Não diferente dos intelectuais que integraram o que viria ser conhecido como Escola de Frankfurt, Felix Weill era um filho de papai que queria acabar com o sistema econômico ao qual permitiu que o seu patrimônio familiar fosse conquistado. Uma ironia. O patriarca Weil logo se prontificou a satisfazer o desejo do filho, criando um fundo que rendia em média 120 mil marcos. Esse dinheiro, somado a outras doações, bancou o instituto por muitos anos. Herman Weill faleceu em 1927, a Escola de Frankfurt foi fundada em 1923 e vigora até hoje - ano passado foi comemorado os seus 100 anos de existência por todas as universidades do mundo. Cada integrante concentrou seus esforços intelectuais em uma respectiva área cultural. Theodor Adorno, Max Horkheimer, Friedrich Pollock, Herbert Marcuse, Erich Fromm. Todos eles criaram teorias que atacam diretamente os pilares do Ocidente.

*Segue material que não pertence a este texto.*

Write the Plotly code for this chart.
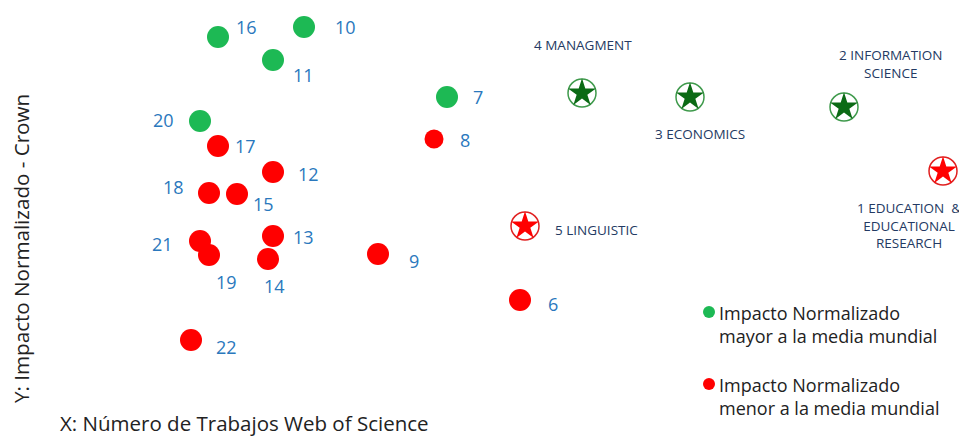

Se hoje você a todo momento ouve falar em minorias, exclusão social, vê os jovens universitários se tornarem drogados e militantes, exaltação à bandidagem, sexualização das crianças, identidade de gênero, feminismo, linguagem neutra e tantas outras porcarias revolucionárias, é graças às ideias de todos os intelectuais citados acima somadas ao poderio financeiro da família Weill.
Espero que, neste curto artigo, o leitor – sobretudo se for do agronegócio – tenha compreendido que a investida em defesa da nossa pátria e dos nossos valores tem de acontecer no plano cultural. A política é apenas um mero desdobramento do que é colhido do celeiro vivo que é a Cultura.